Prior to joining the EBTC, Dr. Tsaioun was at Safer Medicines Trust, a UK patient safety charity with the mission of improving patients’ safety by advancing new in vitro and in silico safety tests into regulatory use. She has formed collaborations with US EPA and FDA, and has built a scientific advisory panel with cross-Atlantic stakeholders consisting of technology companies, academic groups, regulatory authorities, and other non-profit organizations. Prior to that Dr. Tsaioun ran a company Apredica, specializing in in vitro ADME and safety assessment. She led the company into becoming a leader in early non-animal safety assessment. Prior to founding Apredica, Dr. Tsaioun managed safety assessment programs for pharmaceutical companies.
Dr. Tsaioun serves on the scientific review boards and study sections of the NIH and disease foundations and is a frequent invited speaker at international conferences. She wrote numerous book chapters and articles and co-edited a book, ADMET for Medicinal Chemists (Wiley & Sons, 2011). She earned her PhD from Tufts University in Human Nutrition Science in 1999.
Martin L. Stephens is a senior research associate at the Johns Hopkins Center for Alternatives to Animal Testing (CAAT), where he promotes new methods in toxicology and new approaches to assessing their performance. He is the founding director—and currently a member of the Secretariat—of the Evidence-based Toxicology Collaboration, which seeks to translate evidence-based approaches from medicine to toxicology.
Prior to joining Johns Hopkins University in 2011, Dr. Stephens was vice president for animal research issues at The Humane Society of the United States. He served on the National Academy of Sciences’ committee that produced the landmark report, Toxicity Testing in the 21st Century: A Vision and a Strategy. He co-founded AltTox, a website devoted to non-animal methods of toxicity testing. He currently serves on the board of directors of Chimp Haven, a congressionally mandated sanctuary for former laboratory chimpanzees. Dr. Stephens has received the Society of Toxicology Enhancement of Animal Welfare Award, the Humane Society of the United States’ Russell and Burch Award, the Doerenkamp-Zbinden Award, and the CAAT Recognition Award for his contributions to alternative methods and animal protection.
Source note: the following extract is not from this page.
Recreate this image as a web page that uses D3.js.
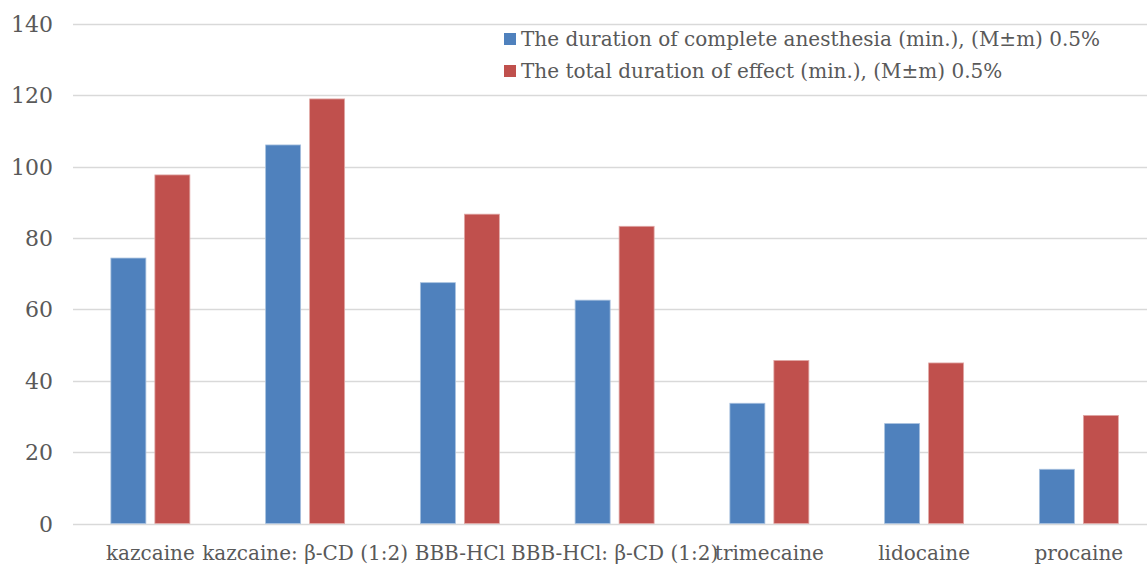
<!DOCTYPE html>
<html>
<head>
<meta charset="utf-8">
<script src="https://cdn.jsdelivr.net/npm/d3@7"></script>
<style>
  html, body { margin: 0; padding: 0; background: #fff; }
  svg text { font-family: "DejaVu Serif", "Liberation Serif", serif; fill: #595959; }
</style>
</head>
<body>
<svg id="chart"></svg>
<script>
// 数据
const categories = ["kazcaine", "kazcaine: β-CD (1:2)", "BBB-HCl", "BBB-HCl: β-CD (1:2)", "trimecaine", "lidocaine", "procaine"];
const seriesNames = ["The duration of complete anesthesia (min.), (M±m) 0.5%", "The total duration of effect (min.), (M±m) 0.5%"];
const anesthesia = [74.4, 106.1, 67.5, 62.6, 33.7, 28.0, 15.2];
const totalEffect = [97.7, 119.0, 86.7, 83.3, 45.7, 45.0, 30.3];
const yTicks = [0, 20, 40, 60, 80, 100, 120, 140];
const colors = ["#4f81bd", "#c0504d"];
const strokes = ["#a7c0de", "#e0a8a6"];

const width = 1147, height = 565;
const svg = d3.select("#chart").attr("width", width).attr("height", height);

const x0 = d3.scaleBand().domain(categories).range([73, 73 + 7 * 154.75]).padding(0);
const x1 = d3.scaleBand().domain([0, 1]).range([0, x0.bandwidth()])
    .paddingInner(0.2045).paddingOuter(0.861);
const y = d3.scaleLinear().domain([0, 140]).range([523.5, 24]);

// 网格线
svg.append("g")
    .selectAll("line")
    .data(yTicks)
    .join("line")
    .attr("x1", 73).attr("x2", width)
    .attr("y1", d => Math.round(y(d)) + 0.5).attr("y2", d => Math.round(y(d)) + 0.5)
    .attr("stroke", "#d9d9d9").attr("stroke-width", 1.5);

// y 轴标签
svg.append("g")
    .selectAll("text")
    .data(yTicks)
    .join("text")
    .attr("x", 53).attr("y", d => y(d) + 8)
    .attr("text-anchor", "end")
    .attr("font-size", "22px")
    .text(d => d);

// 柱子
const rows = categories.map((c, i) => ({ cat: c, vals: [anesthesia[i], totalEffect[i]] }));
const groups = svg.append("g").selectAll("g")
    .data(rows)
    .join("g")
    .attr("transform", d => `translate(${x0(d.cat)},0)`);

groups.selectAll("rect")
    .data(d => d.vals.map((v, k) => ({ k, v })))
    .join("rect")
    .attr("x", d => x1(d.k))
    .attr("y", d => y(d.v))
    .attr("width", x1.bandwidth())
    .attr("height", d => y(0) - y(d.v))
    .attr("fill", d => colors[d.k])
    .attr("stroke", d => strokes[d.k])
    .attr("stroke-width", 0.8);

// x 轴标签
svg.append("g")
    .selectAll("text")
    .data(categories)
    .join("text")
    .attr("x", d => x0(d) + x0.bandwidth() / 2)
    .attr("y", 560)
    .attr("text-anchor", "middle")
    .attr("font-size", "20px")
    .text(d => d);

// 图例
const legend = svg.append("g").attr("transform", "translate(504,33)");
seriesNames.forEach((name, i) => {
    legend.append("rect")
        .attr("x", 0).attr("y", i * 32)
        .attr("width", 12).attr("height", 12)
        .attr("fill", colors[i]);
    legend.append("text")
        .attr("x", 17).attr("y", i * 32 + 13)
        .attr("font-size", "20px")
        .text(name);
});
</script>
</body>
</html>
He received a PhD in biology from The University of Chicago.
Sebastian Hoffmann is running the independent consultancy ‘seh consulting + services‘ in Paderborn, Germany, since 2009, specialised in validation and assessment of in vitro test methods and in the regulation of chemicals (REACH) and cosmetic ingredients. He has been supporting the EBTC secretariat since 2011. He worked for the European Centre for the Validation of Alternative Methods (ECVAM) of the European Commission for five years, contributing inter alia to the management of validation studies of in vitro tests. His research activities focus on methodological challenges in the assessment of in vitro tests, the design and evaluation of integrated testing strategies and the application of evidence-based approaches to toxicology. He is an appointed member of the European Commission’s Scientific Committee on Occupational Exposure Limits. Dr. Hofmann is a statistician by training. He received his Ph.D. from the University of Konstanz (Germany) in 2005 for his thesis ‘Evidence-based in vitro toxicology.’
Rob de Vries, PhD
Chair ad interim of the Scientific Advisory Council
Dr de Vries studied biology and philosophy and has a PhD in the ethics of animal experimentation. His research has always focused on the intersection between ethics and methodological aspects of animal experiments. He currently works as a scientific researcher and coordinator at SYRCLE (the SYstematic Review Centre for Laboratory animal Experimentation) in Nijmegen, the Netherlands. Dr de Vries is mainly responsible for organizing hands-on training in systematic reviews of animal studies and for coaching researchers who are conducting their own systematic reviews. He has been involved in several systematic reviews related to food safety, environmental safety, and harmful effects of medical interventions.
Alexandra Maertens is a post-doctoral fellow at the Center for Alternatives to Animal Testing where she provides bioinformatics support for the Mapping the Human Toxome project as well as working on the Zebrafish project at the EBTC. Alexandra received her PhD from Johns Hopkins with Dr. Hartung serving as her advisor, focusing on the application of data mining to systems toxicology and alternative testing strategies. She is also active in promoting Green Toxicology—the idea of implementing toxicology considerations into the design process of industrial chemicals—which was the subject of a recent symposium at Johns Hopkins and a session at the 2015 Society of Toxicology meeting.